At the same time, Trump has given numerous right-wing media, influencers, bloggers and podcasters access to the White House since taking office. The US government headquarters refers to these as "new media". It is noticeable that their representatives often ask Trump benevolent questions at press conferences or serve as cues for his own statements without critically questioning him.
His relationship with the judiciary
Trump also has a special relationship with the judiciary. Before the start of his second term in office, he was the first ex-president in US history to be charged in four criminal proceedings - and convicted in one of them. The guilty verdict concerned the concealment of a hush money payment to a porn actress. This makes Trump the first convicted criminal to hold the highest office in the USA.
The Republican has always described the prosecution against him as a politically motivated witch hunt with the sole aim of preventing him from returning to the White House. He also complained about this during his appearance at the Department of Justice. "They did everything in their power to prevent me from becoming President of the United States," he claimed there. The previous government had "turned the Department of Justice into a ministry of injustice" and used it as a political weapon. But those days are now over.
The President resorted to crude language during the speech. He described lawyers who had investigated him as "scum" and the allegations in one of the criminal proceedings against him as "bullshit". He threatened to remove all "scoundrels and corrupt forces" from the government and hold them accountable for "monstrous crimes" and "serious misconduct".
Controversial personnel and decisions
In his first weeks in office, Trump had a number of Justice Department employees fired who were involved in investigations against him or otherwise disagreed with him. However, he gave several of his personal lawyers from the criminal proceedings against him high-ranking positions in the government. One of them is now Deputy Attorney General.

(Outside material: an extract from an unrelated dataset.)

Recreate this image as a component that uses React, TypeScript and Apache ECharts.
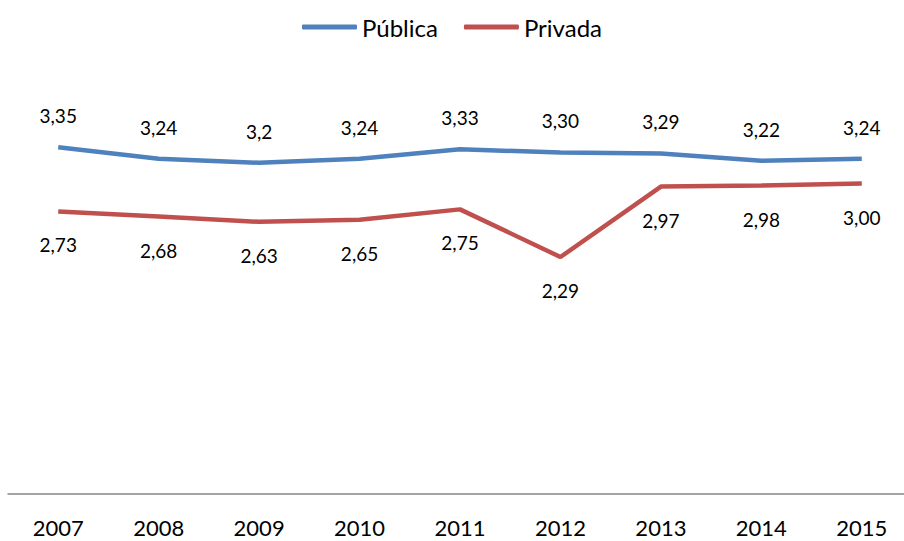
import React, { useEffect, useRef } from "react";
import * as echarts from "echarts";

const categories = ["2007", "2008", "2009", "2010", "2011", "2012", "2013", "2014", "2015"];
const publicaValues = [3.35, 3.24, 3.2, 3.24, 3.33, 3.3, 3.29, 3.22, 3.24];
const publicaLabels = ["3,35", "3,24", "3,2", "3,24", "3,33", "3,30", "3,29", "3,22", "3,24"];
const privadaValues = [2.73, 2.68, 2.63, 2.65, 2.75, 2.29, 2.97, 2.98, 3.0];
const privadaLabels = ["2,73", "2,68", "2,63", "2,65", "2,75", "2,29", "2,97", "2,98", "3,00"];

const FONT = "Lato";

export default function App() {
  const ref = useRef<HTMLDivElement>(null);
  useEffect(() => {
    document.body.style.margin = "0";
    const chart = echarts.init(ref.current!, undefined, { renderer: "svg" });
    chart.setOption({
      animation: false,
      backgroundColor: "#ffffff",
      textStyle: { fontFamily: FONT },
      legend: {
        top: 10,
        left: "center",
        itemWidth: 55,
        itemHeight: 5,
        itemGap: 26,
        icon: "roundRect",
        textStyle: { fontFamily: FONT, fontSize: 24, color: "#000" },
        data: ["Pública", "Privada"],
      },
      grid: { left: 8, width: 904, top: 80, bottom: 47, outerBoundsMode: "none", containLabel: false },
      xAxis: {
        type: "category",
        data: categories,
        boundaryGap: true,
        axisLine: { lineStyle: { color: "#868686", width: 1.5 } },
        axisTick: { show: false },
        axisLabel: { fontFamily: FONT, fontSize: 22, color: "#000", margin: 22 },
      },
      yAxis: {
        type: "value",
        min: 0,
        max: 4,
        show: false,
        splitLine: { show: false },
      },
      series: [
        {
          name: "Pública",
          type: "line",
          data: publicaValues,
          color: "#4F81BD",
          lineStyle: { width: 4.5, color: "#4F81BD" },
          showSymbol: true,
          symbol: "circle",
          symbolSize: 0,
          label: {
            show: true,
            position: "top",
            distance: 22,
            fontFamily: FONT,
            fontSize: 19,
            color: "#000",
            formatter: (p: any) => publicaLabels[p.dataIndex],
          },
        },
        {
          name: "Privada",
          type: "line",
          data: privadaValues,
          color: "#C0504D",
          lineStyle: { width: 4.5, color: "#C0504D" },
          showSymbol: true,
          symbol: "circle",
          symbolSize: 0,
          label: {
            show: true,
            position: "bottom",
            distance: 24,
            fontFamily: FONT,
            fontSize: 19,
            color: "#000",
            formatter: (p: any) => privadaLabels[p.dataIndex],
          },
        },
      ],
    });
    return () => chart.dispose();
  }, []);
  return <div ref={ref} style={{ width: 904, height: 541 }} />;
}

Trump made FBI critic Kash Patel Director of the US Federal Bureau of Investigation, which reports to the Department of Justice. The 45-year-old had openly threatened Trump opponents with persecution. The right-wing podcaster Dan Bongino was appointed Deputy FBI Chief.
As one of his first official acts after being sworn in, Trump also pardoned all perpetrators of the Capitol attack on January 6, 2021 - including violent criminals and prominent right-wing radicals. Driven by Trump himself, they had used violence in an attempt to sabotage the Democratic transition of power at the time and subsequently reverse Trump's defeat in the 2020 presidential election.